2024年春号
施設探訪
桂キャンパス内の5つの図書室を集約し、2020年4月に開館した桂図書館。コロナ禍での制限つきの開館を経て、2023年度に全館・全機能を解禁。桂キャンパスの交流の核として、新たなスタートをきった。「研究者の多い桂キャンパスならではの機能がもりだくさんです」と胸をはる桂図書館長・岸田潔教授の案内で、光あふれる桂図書館を巡った。
岸田 潔
きしだ・きよし
工学研究科教授
京都大学大学院工学研究科修士課程終了。博士(工学)(京都大学)。京都大学大学院工学研究科准教授などを経て、2017年から現職。2020年から桂図書館の館長を務める。専門は地盤工学、岩盤工学など。
図書館といえば、静かに集中して読書や調べものをする場所というイメージをもつ人が多いはず。桂図書館が目指すのは、そんな従来の図書館の姿とは違う「ワイワイガヤガヤ」と交流が生まれ、人が行き交う場所。
岸田● 桂キャンパスは、工学部と工学研究科の学び・研究の場。研究者の割合が多いキャンパスの特性にあわせて、研究支援のサービスを充実させています。もちろん静かに過ごせる場所も設けていますよ。
建築デザインは、京都大学名誉教授の岸和郎先生によるもの。正面入口はガラスの吹き抜けの天井。扉や壁にもガラスが多用され、のびやかで開放感のある空間が印象的。館内のどの場所にも光が差し込み、外の景色を楽しめる。
岸田● 私のお気に入りは、2階のリサーチコモンズ。研究会などの来場者にも自信をもって紹介しています。でも、セミナーよりも外の景色に集中してしまうという声も(笑)。
桂キャンパスでは、キャンパス全体を展示場と考えて、工学研究科の「研究のタネ」を可視化し、発信する「テクノサイエンスヒル桂」構想が進行中。キャンパスを訪問するだけで「研究のタネ」に出会えることを目指す。桂図書館はその拠点だ。

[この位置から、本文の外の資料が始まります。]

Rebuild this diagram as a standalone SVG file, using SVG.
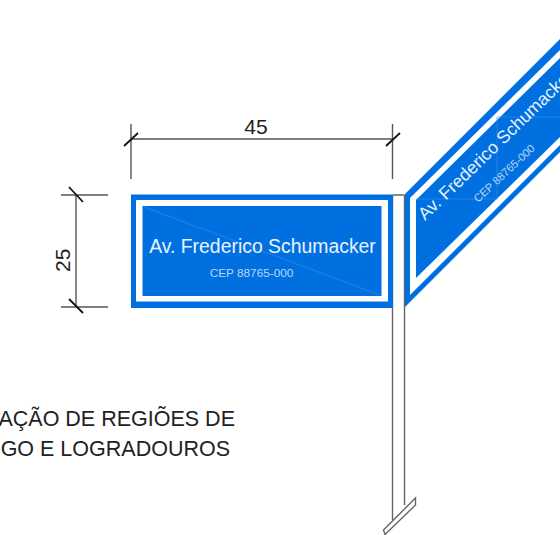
<svg xmlns="http://www.w3.org/2000/svg" width="560" height="535" viewBox="0 0 560 535">
<style>
.dim{fill:none;stroke:#555;stroke-width:1.4}
.tick{fill:none;stroke:#111;stroke-width:1.8}
.pole{fill:none;stroke:#666;stroke-width:1.4}
.blue{fill:#0070e0}
.wh{fill:#fff}
.t{font-family:"Liberation Sans",Arial,sans-serif}
.sw{fill:#eaf2fd}
.sm{fill:#b9d6f8}
.lb{fill:#222}
.faint{fill:none;stroke:#3f8fe8;stroke-width:.6}
</style>
<g id="pole">
<path class="pole" d="M393 195H404.500M392.500 195V520M404.500 195V505"/>
<path class="pole" d="M383.500 530L415.500 498V505L385 534.500Z"/>
</g>
<g id="sign-front">
<rect class="blue" x="131" y="194.500" width="262" height="113.500"/>
<rect class="wh" x="136" y="200" width="252" height="101.500"/>
<rect class="blue" x="142.500" y="206" width="239" height="90"/>
<path class="faint" d="M144 207L380 295"/>
<text class="t sw" x="262.500" y="253" font-size="19.400" text-anchor="middle">Av. Frederico Schumacker</text>
<text class="t sm" x="251.500" y="276.500" font-size="11.800" text-anchor="middle">CEP 88765-000</text>
</g>
<g id="sign-side">
<path class="blue" d="M405 194L560 39V152L405 307Z"/>
<path class="wh" d="M410 198L560 50V145L410 295Z"/>
<path class="blue" d="M416 200L560 58V137L416 278Z"/>
<path class="faint" d="M416 199H497V117H560"/>
<text class="t sw" transform="translate(425 221) rotate(-44)" font-size="17.800">Av. Frederico Schumacker</text>
<text class="t sm" transform="translate(478 203) rotate(-43)" font-size="11.100">CEP 88765-000</text>
</g>
<g id="dimensions">
<path class="dim" d="M131 124V179M392.500 124V179M131 139H392.500"/>
<path class="tick" d="M124 146L138 133M386 146L400 133"/>
<path class="dim" d="M61 195H108M61 307H108M76 195V307"/>
<path class="tick" d="M69 187L83 202M69 299L83 313"/>
<text class="t lb" x="256" y="134" font-size="21" text-anchor="middle">45</text>
<text class="t lb" transform="translate(70 272) rotate(-90)" font-size="21">25</text>
</g>
<g id="caption">
<text class="t lb" x="235" y="426" font-size="21.500" text-anchor="end">AÇÃO DE REGIÕES DE</text>
<text class="t lb" x="230" y="456" font-size="21.500" text-anchor="end">GO E LOGRADOUROS</text>
</g>
</svg>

「桂の庭」は研究シーズを発信して、研究者同士はもちろん、研究者と社会とをつなぎ、研究の新しい展開をサポートする試み。
岸田●
工学研究科は研究室の数が多く、専門分野も細分化しています。隣の研究室であっても研究内容をよく知らないこともあるんです。さらに、キャンパスが離れていますから、工学の研究が他学部の人たちに届きづらいという難点も。桂図書館に来れば工学の研究に触れられる、〈カタログ〉のような場所になってほしい。欲しい情報を探すだけでなく、想定外のものと出会える場になることを期待しています。
WEB▶https://seeds.t.kyoto-u.ac.jp/
桂図書館を散策しながら、研究に関する実物資料やデータ、動画、関連書籍などを閲覧できる。展示は約4か月ごとに入れ替わり、毎期約7〜8名の研究者を紹介。
岸田●
最新の「タネ」を動画で紹介しています。「工学ってなに? 理学との違いは?」と迷う高校生に見てほしい。工学の研究対象は幅広いですから、オープンキャンパスなどの見学だけでは掴みきれない。工学の一端を深く知る手がかりになるはずです。
ちなみに……動画は桂図書館内のメディアクリエーションルームの機材を使って撮影·編集されている。「グリーンバックのあるスタジオも備えていますから、講義動画の撮影などが可能です」。
タネが育てば、実ができる。研究発表会「桂の実(みのり)」や産官学連携イベントを実施。
桂キャンパスでは広い敷地を利用して、いくつかの実装·実証実験が進行中。桂図書館はその拠点としてさまざまな実験が進められている。たとえば……
荷物の運搬などの職員の業務を支援。ロボットへの人間の反応も調査する。
図書館屋外の斜面に、土壌の水分量を測る機器を設置。斜面災害に関する警告アラートの開発に利用される予定。
桂図書館は、京都大学の全学図書館機構の一つ。桂図書館には京都大学のオープンアクセス、オープンデータの拠点としての機能が求められる。
岸田● 学術論文や研究で得たデータを世界に向けてストレスなく公開するメリットは多く、新たな共同研究の創出も期待されます。全学に先駆けて、実践を進めたいです。
正面入り口の銘板にも使われているロゴタイプは、京都大学附属図書館所蔵の国宝『今昔物語集(鈴鹿本)』から集字したもの。桂キャンパスの看板や各所の銘板の〈京都大学〉の文字に『今昔物語集(鈴鹿本)』から集字した文字が使われている。